The Soul Becomes Visible

Hippolytos, by Euripides

At the Getty Villa’s Fleischman Theater, Saturday,
September 16. Shows through September 30.

Reviewed by Charles Donelan

Nestled into the Malibu hillside, the elegant new Fleischman
Theater at the Getty Villa has the clean lines and pleasing
symmetry of an ancient Greek outdoor theater. Yet the architecture
was eclipsed by a startling, original, and highly accomplished
production of Greek tragedy that promises wonderful things to come,
both at the Fleischman (their Greek plays will continue on an
annual basis) and from the talented director Stephen Sachs, who has
achieved something truly brilliant with this
Hippolytos.

Working from a new translation by scholar and poet Anne Carson,
Sachs has fashioned a tense, driving, and accessible version of a
drama that is considerably more than 2,000 years old.
Hippolytos is a classic Euripidean tragedy rich with
pride, pain, and humor as the gods rain down their spiteful decrees
on mostly undeserving mortals. Hippolytos is a virgin dedicated to
the virgin goddess of the hunt, Artemis. When Aphrodite learns that
this young man refuses to pay her tribute, she unleashes her
jealous wrath on him in the form of a passionate lover — his
stepmother Phaidra. Euripides took two shots at this myth. In the
first, Phaidra was a shameless hussy and pursued Hippolytos with
unreserved lust. In this version, however, the passion she feels
causes her profound shame. Linda Purl was marvelous as Phaidra, and
the scene in which she was borne onstage on her bed, writhing in
internal conflict over her forbidden love, was one of the evening’s
many highlights.

Once Phaidra has hung herself and left a note charging
Hippolytos with raping her, the central conflict between father and
son begins. Both Morlan Higgins (as Theseus) and Paul Moore (as
Hippolytos) were tremendous — vivid, accurate, and profound in
their performances of this violent yet delicate dance of rejection,
despair, and — ultimately — forgiveness.

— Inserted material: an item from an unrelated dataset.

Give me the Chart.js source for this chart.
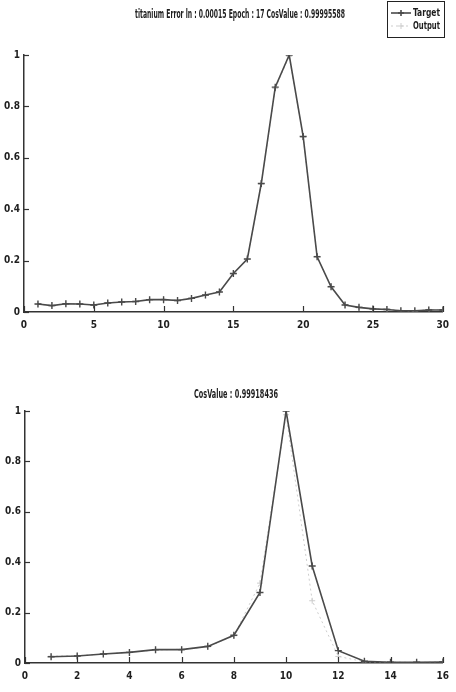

The final scene in which
the dying Hippolytos, struck down by his father’s curse through the
god Poseidon, forgives Theseus for his fatal anger, was as moving
and immediate as any contemporary drama and all the more
provocative for having crossed the millennia to make us cry in
Malibu today.

Fran Bennett brought the part of Phaidra’s nurse to life with
tremendous wit and warmth, illuminating Euripides’ role as the
father of comedy, even within his tragic frame. The direction was
full of fascinating decisions, and the work of the male and female
choruses was at times truly electrifying. May this be the first of
many such brilliant productions at the Getty Villa.